## [Exercise]
Will you repeat only the lines beginning at the one that mentions "Give me the TikZ source for this diagram." and ending at the one that mentions "(0,0) rectangle (596,536);", both of them included, exactly?

## [Stored data entries]

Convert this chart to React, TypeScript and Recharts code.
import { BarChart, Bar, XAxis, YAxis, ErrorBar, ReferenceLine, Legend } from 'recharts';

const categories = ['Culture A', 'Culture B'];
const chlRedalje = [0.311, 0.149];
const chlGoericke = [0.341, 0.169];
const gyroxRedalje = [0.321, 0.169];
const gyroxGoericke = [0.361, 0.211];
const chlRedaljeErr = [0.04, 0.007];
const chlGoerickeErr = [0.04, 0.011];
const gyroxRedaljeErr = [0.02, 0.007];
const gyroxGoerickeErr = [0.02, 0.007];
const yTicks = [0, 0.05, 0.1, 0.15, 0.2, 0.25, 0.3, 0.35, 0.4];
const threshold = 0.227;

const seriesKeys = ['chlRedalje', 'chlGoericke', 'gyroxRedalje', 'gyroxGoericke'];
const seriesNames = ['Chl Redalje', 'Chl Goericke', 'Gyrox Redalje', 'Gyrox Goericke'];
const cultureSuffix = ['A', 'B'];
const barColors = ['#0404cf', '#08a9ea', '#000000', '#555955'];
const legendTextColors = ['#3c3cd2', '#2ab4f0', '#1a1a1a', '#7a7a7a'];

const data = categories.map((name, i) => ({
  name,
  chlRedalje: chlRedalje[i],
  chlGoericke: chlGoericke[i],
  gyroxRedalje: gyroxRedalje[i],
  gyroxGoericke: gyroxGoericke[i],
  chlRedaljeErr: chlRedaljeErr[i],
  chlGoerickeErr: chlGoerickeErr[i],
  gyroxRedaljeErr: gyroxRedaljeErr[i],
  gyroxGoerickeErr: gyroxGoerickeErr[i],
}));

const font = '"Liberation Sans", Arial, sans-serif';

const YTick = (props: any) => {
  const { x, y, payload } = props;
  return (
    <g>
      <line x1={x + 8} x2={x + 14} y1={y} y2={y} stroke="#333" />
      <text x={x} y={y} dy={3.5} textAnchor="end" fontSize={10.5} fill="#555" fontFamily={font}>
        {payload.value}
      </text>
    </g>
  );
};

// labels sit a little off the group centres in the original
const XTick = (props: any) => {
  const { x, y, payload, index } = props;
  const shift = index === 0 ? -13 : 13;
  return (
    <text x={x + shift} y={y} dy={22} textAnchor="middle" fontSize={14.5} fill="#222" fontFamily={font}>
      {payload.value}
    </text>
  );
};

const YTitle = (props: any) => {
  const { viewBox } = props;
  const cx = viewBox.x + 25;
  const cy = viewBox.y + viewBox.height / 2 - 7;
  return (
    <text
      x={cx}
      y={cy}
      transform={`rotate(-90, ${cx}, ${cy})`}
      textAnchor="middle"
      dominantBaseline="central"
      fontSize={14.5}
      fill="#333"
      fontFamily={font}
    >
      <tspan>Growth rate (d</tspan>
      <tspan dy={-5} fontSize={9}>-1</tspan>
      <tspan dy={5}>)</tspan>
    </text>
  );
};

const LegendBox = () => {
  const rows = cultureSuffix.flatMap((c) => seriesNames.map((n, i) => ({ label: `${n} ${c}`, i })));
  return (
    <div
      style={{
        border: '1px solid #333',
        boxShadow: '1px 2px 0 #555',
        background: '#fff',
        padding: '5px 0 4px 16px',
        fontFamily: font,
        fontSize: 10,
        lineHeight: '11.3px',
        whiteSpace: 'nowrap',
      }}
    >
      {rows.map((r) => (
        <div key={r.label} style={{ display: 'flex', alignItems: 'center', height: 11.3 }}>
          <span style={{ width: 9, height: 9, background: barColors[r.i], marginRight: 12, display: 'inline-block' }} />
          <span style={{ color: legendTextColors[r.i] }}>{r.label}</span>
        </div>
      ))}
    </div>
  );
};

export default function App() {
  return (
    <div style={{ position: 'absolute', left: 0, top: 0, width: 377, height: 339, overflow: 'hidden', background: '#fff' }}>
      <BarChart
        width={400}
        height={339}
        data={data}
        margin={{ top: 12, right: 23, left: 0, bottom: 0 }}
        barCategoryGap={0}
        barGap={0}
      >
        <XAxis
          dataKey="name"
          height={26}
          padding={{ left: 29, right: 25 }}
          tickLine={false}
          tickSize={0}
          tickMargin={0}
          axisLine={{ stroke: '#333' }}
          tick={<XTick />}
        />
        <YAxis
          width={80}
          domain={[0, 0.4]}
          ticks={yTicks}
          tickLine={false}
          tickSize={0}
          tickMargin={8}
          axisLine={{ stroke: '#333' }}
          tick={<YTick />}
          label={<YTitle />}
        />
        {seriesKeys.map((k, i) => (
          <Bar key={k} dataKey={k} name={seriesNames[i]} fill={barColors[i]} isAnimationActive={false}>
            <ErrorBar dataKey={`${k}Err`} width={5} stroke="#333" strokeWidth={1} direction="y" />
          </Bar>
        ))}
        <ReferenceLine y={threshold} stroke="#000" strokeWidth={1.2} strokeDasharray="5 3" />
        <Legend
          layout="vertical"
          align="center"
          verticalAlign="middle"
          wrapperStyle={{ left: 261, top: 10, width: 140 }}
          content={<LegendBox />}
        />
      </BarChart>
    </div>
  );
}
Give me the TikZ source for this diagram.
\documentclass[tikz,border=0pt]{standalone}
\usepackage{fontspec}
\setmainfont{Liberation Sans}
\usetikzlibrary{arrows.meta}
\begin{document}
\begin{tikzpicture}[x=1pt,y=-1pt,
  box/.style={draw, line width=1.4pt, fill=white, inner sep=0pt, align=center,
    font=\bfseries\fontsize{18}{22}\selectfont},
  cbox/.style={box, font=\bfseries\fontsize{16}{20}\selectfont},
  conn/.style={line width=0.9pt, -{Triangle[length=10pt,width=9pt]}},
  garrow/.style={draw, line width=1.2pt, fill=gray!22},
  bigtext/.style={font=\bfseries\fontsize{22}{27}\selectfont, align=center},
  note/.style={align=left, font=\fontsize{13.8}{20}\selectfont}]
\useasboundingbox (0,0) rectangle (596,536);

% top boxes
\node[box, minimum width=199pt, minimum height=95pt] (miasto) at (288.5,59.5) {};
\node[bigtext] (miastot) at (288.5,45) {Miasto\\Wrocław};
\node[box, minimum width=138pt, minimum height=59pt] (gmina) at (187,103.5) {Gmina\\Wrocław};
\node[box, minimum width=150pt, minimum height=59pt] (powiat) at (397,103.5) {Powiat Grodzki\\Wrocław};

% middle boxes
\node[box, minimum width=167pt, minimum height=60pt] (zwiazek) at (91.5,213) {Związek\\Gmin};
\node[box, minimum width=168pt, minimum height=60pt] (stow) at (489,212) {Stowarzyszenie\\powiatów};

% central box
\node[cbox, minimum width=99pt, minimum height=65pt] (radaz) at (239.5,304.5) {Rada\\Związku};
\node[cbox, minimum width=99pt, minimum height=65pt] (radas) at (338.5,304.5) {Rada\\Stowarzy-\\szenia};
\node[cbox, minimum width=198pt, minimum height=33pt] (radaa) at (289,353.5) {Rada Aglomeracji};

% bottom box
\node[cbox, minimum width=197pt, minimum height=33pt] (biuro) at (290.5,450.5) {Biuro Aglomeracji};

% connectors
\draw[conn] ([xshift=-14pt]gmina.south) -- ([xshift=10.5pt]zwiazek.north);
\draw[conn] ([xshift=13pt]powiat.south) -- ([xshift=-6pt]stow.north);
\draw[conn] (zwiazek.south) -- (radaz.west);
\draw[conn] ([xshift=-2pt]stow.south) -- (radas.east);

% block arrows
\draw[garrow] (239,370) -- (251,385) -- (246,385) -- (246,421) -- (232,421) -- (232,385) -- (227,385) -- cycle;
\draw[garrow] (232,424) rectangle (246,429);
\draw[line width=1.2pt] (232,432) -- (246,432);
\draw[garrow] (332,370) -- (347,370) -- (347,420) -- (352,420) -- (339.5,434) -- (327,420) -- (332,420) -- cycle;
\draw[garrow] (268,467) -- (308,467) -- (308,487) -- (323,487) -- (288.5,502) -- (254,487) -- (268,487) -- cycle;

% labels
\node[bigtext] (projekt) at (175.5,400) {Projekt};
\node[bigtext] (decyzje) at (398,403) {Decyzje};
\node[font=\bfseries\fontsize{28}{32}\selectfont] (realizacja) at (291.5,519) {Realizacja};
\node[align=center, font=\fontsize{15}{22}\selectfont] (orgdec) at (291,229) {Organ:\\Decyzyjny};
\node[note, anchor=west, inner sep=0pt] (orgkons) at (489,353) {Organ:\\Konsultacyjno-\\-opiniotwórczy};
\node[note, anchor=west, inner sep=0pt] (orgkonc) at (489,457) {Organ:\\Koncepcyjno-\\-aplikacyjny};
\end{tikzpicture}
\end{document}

## [Answer to the exercise]
Give me the TikZ source for this diagram.
\documentclass[tikz,border=0pt]{standalone}
\usepackage{fontspec}
\setmainfont{Liberation Sans}
\usetikzlibrary{arrows.meta}
\begin{document}
\begin{tikzpicture}[x=1pt,y=-1pt,
  box/.style={draw, line width=1.4pt, fill=white, inner sep=0pt, align=center,
    font=\bfseries\fontsize{18}{22}\selectfont},
  cbox/.style={box, font=\bfseries\fontsize{16}{20}\selectfont},
  conn/.style={line width=0.9pt, -{Triangle[length=10pt,width=9pt]}},
  garrow/.style={draw, line width=1.2pt, fill=gray!22},
  bigtext/.style={font=\bfseries\fontsize{22}{27}\selectfont, align=center},
  note/.style={align=left, font=\fontsize{13.8}{20}\selectfont}]
\useasboundingbox (0,0) rectangle (596,536);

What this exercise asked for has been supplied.